> _What is expected_: Repeat the material below word for word and leave out all pictures.

> _Data excerpt_:
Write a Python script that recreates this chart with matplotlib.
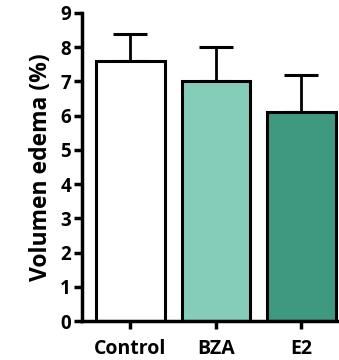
import matplotlib
matplotlib.use('Agg')
import matplotlib.pyplot as plt

plt.rcParams['font.family'] = ['Open Sans', 'DejaVu Sans']
plt.rcParams['font.weight'] = 'bold'

groups = ['Control', 'BZA', 'E2']
means = [7.6, 7.0, 6.1]
sem = [0.8, 1.0, 1.1]
colors = ['#ffffff', '#86cdb9', '#3f9880']

fig = plt.figure(figsize=(3.39, 3.60), dpi=100)
ax = fig.add_axes([0.242, 0.108, 0.758, 0.856])

x = range(len(groups))
ax.bar(x, means, width=0.8, color=colors, edgecolor='black', linewidth=2.2, zorder=2)
ax.errorbar(x, means, yerr=[[0, 0, 0], sem], fmt='none', ecolor='black',
            elinewidth=2, capsize=12, capthick=2.2, zorder=1)

ax.set_ylim(0, 9)
ax.set_xlim(-0.567, 2.44)
ax.set_yticks(range(10))
ax.set_xticks(list(x))
ax.set_xticklabels(groups, fontsize=14, fontweight='bold')
ax.tick_params(axis='y', labelsize=13.5, width=2.5, length=6, pad=2)
ax.tick_params(axis='x', width=2.5, length=6, pad=7)
for lbl in ax.get_yticklabels():
    lbl.set_fontweight('bold')
ax.set_ylabel('Volumen edema (%)', fontsize=16.5, fontweight='bold', labelpad=5)

ax.spines['top'].set_visible(False)
ax.spines['right'].set_visible(False)
ax.spines['left'].set_linewidth(2.5)
ax.spines['bottom'].set_linewidth(2.5)

fig.savefig('out.png', dpi=100)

> _Answer to the exercise_:
Write a Python script that recreates this chart with matplotlib.
import matplotlib
matplotlib.use('Agg')
import matplotlib.pyplot as plt

plt.rcParams['font.family'] = ['Open Sans', 'DejaVu Sans']
plt.rcParams['font.weight'] = 'bold'

groups = ['Control', 'BZA', 'E2']
means = [7.6, 7.0, 6.1]
sem = [0.8, 1.0, 1.1]
colors = ['#ffffff', '#86cdb9', '#3f9880']

fig = plt.figure(figsize=(3.39, 3.60), dpi=100)
ax = fig.add_axes([0.242, 0.108, 0.758, 0.856])

x = range(len(groups))
ax.bar(x, means, width=0.8, color=colors, edgecolor='black', linewidth=2.2, zorder=2)
ax.errorbar(x, means, yerr=[[0, 0, 0], sem], fmt='none', ecolor='black',
            elinewidth=2, capsize=12, capthick=2.2, zorder=1)

ax.set_ylim(0, 9)
ax.set_xlim(-0.567, 2.44)
ax.set_yticks(range(10))
ax.set_xticks(list(x))
ax.set_xticklabels(groups, fontsize=14, fontweight='bold')
ax.tick_params(axis='y', labelsize=13.5, width=2.5, length=6, pad=2)
ax.tick_params(axis='x', width=2.5, length=6, pad=7)
for lbl in ax.get_yticklabels():
    lbl.set_fontweight('bold')
ax.set_ylabel('Volumen edema (%)', fontsize=16.5, fontweight='bold', labelpad=5)

ax.spines['top'].set_visible(False)
ax.spines['right'].set_visible(False)
ax.spines['left'].set_linewidth(2.5)
ax.spines['bottom'].set_linewidth(2.5)

fig.savefig('out.png', dpi=100)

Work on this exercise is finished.